GHCL, India’s leading chemical and textile company, posted net revenue of Rs 3,385 crore in the year ended March 2019, registering a growth of 16 per cent compared to net revenue of rs 2917 crore in the previous financial year. Earnings before interest, depreciation and taxation (EBIDTA) grew by 21 per cent to Rs 784 crore as against Rs 649 crore in FY 2017-18. During the 12-month period, profit before tax grew by 30 per cent to Rs 541 crore from Rs 415 crore in FY18.
Business segment-wise, GHCL’s Home Textiles business grew by 15 per cent to Rs 1,202 crore in FY19 as compared to Rs 1046 crore in FY18. While the Inorganics chemicals division grew by 17 per cent to Rs 2182 crore in FY19 as compared to Rs 1,872 crore in FY18.
For the fourth quarter (Q4) of FY19, the company’s net revenue grew by 26 per cent to Rs 915 crore as compared to Rs 726 crore in the corresponding quarter ended March 31, 2018. EBIDTA grew by 31 per cent to Rs 241 crore as against Rs 185 crore in the corresponding quarter of the previous year. Net profit, i.e. profit after tax, grew by 44 per cent to Rs 119 crore as against Rs 82 crore in the corresponding quarter of the previous year.
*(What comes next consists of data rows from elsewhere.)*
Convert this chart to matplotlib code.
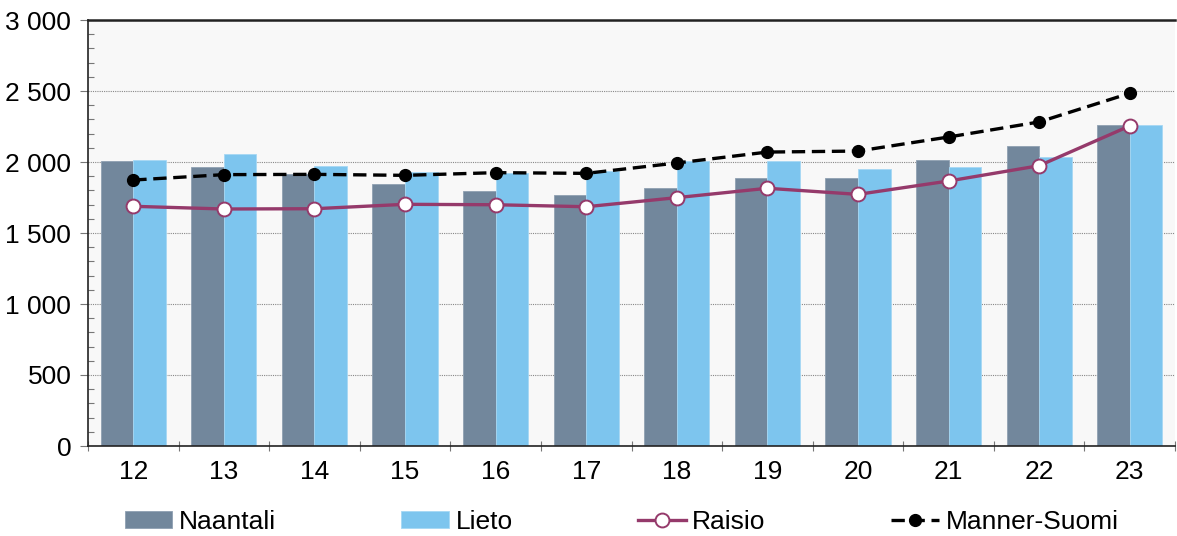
import matplotlib
matplotlib.use("Agg")
import matplotlib.pyplot as plt
from matplotlib.ticker import FuncFormatter, MultipleLocator
import numpy as np

plt.rcParams['font.family'] = ['Liberation Sans', 'DejaVu Sans']

years = ["12", "13", "14", "15", "16", "17", "18", "19", "20", "21", "22", "23"]
naantali = [2007, 1965, 1915, 1843, 1793, 1770, 1817, 1890, 1890, 2012, 2113, 2261]
lieto = [2014, 2054, 1974, 1927, 1920, 1937, 2005, 2005, 1953, 1962, 2037, 2258]
raisio = [1688, 1669, 1671, 1702, 1699, 1685, 1749, 1815, 1772, 1866, 1974, 2254]
manner_suomi = [1873, 1911, 1913, 1906, 1925, 1920, 1993, 2070, 2077, 2176, 2282, 2484]

c_naantali = "#72879C"
c_lieto = "#7DC5EE"
c_raisio = "#953A6B"

fs = 19

fig = plt.figure(figsize=(11.77, 5.36), dpi=100)
ax = fig.add_axes([88/1177, 1-446/536, (1175-88)/1177, (446-20)/536])
ax.set_facecolor("#F8F8F8")

x = np.arange(len(years))
w = 0.36
b1 = ax.bar(x - w/2, naantali, width=w, color=c_naantali, edgecolor="#8FA0B2", linewidth=0.6, label="Naantali", zorder=2)
b2 = ax.bar(x + w/2, lieto, width=w, color=c_lieto, edgecolor="#A6D8F4", linewidth=0.6, label="Lieto", zorder=2)
l1, = ax.plot(x, raisio, color=c_raisio, lw=2.4, marker="o", markersize=10,
        markerfacecolor="white", markeredgecolor=c_raisio, markeredgewidth=1.4,
        label="Raisio", zorder=4)
l2, = ax.plot(x, manner_suomi, color="black", lw=2.4, ls=(0, (4, 2)), marker="o", markersize=8.5,
        markerfacecolor="black", markeredgecolor="black", label="Manner-Suomi", zorder=3)

ax.set_xlim(-0.5, len(years) - 0.5)
ax.set_ylim(0, 3000)
ax.yaxis.set_major_locator(MultipleLocator(500))
ax.yaxis.set_minor_locator(MultipleLocator(100))
ax.yaxis.set_major_formatter(FuncFormatter(lambda v, p: f"{int(v):,}".replace(",", " ")))
ax.grid(axis="y", which="major", color="#888888", ls=(0, (1, 1)), lw=0.8, zorder=1)

ax.set_xticks(x)
ax.set_xticklabels(years)
ax.set_xticks(np.arange(len(years) + 1) - 0.5, minor=True)
ax.tick_params(axis="x", which="major", length=0, pad=10, labelsize=fs)
ax.tick_params(axis="x", which="minor", length=7, direction="inout", color="#777777", width=0.8)
ax.tick_params(axis="y", which="major", length=6, direction="out", color="#777777", width=0.8, labelsize=fs, pad=6)
ax.tick_params(axis="y", which="minor", length=4, direction="in", color="#777777", width=0.8)

ax.spines["right"].set_visible(False)
ax.spines["top"].set_color("#222222")
ax.spines["top"].set_linewidth(1.8)
ax.spines["left"].set_color("#222222")
ax.spines["left"].set_linewidth(1.2)
ax.spines["bottom"].set_color("#222222")
ax.spines["bottom"].set_linewidth(1.2)

fig.legend([b1, b2, l1, l2], ["Naantali", "Lieto", "Raisio", "Manner-Suomi"],
           loc="center", bbox_to_anchor=(0.528, 1-522/536), ncol=4,
           frameon=False, fontsize=fs, handlelength=1.8, handletextpad=0.25,
           columnspacing=4.76, handleheight=0.6)

fig.savefig("out.png", dpi=100)
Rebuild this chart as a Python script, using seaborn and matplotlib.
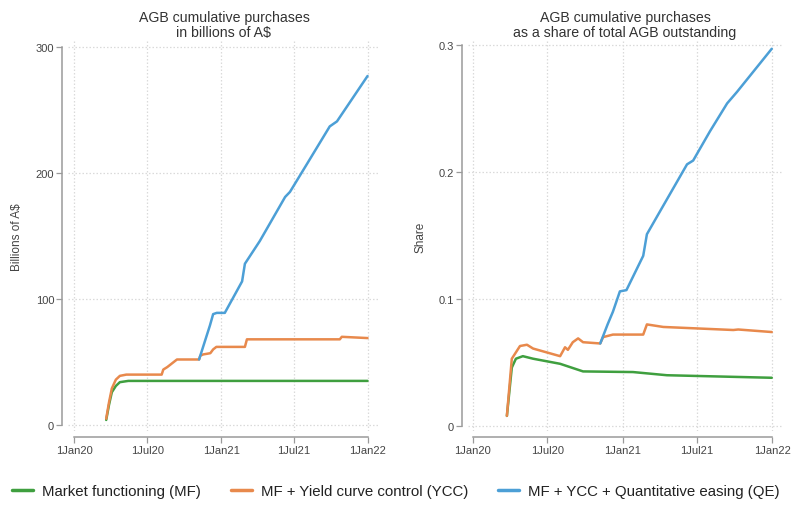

“Adherence to our core business strategies along with the ability to optimise the internal business environment has been the key factor for our improved performance. With the ever highest absolute EBITDA of Rs 241 crore in the quarter we have achieved a net revenue growth of 26 per cent for the quarter. This has been mostly due to our efforts towards building process efficiencies in our Chemical business and the preponement of our brownfield expansion leading to volume gains,” said RS Jalan, managing director, GHCL.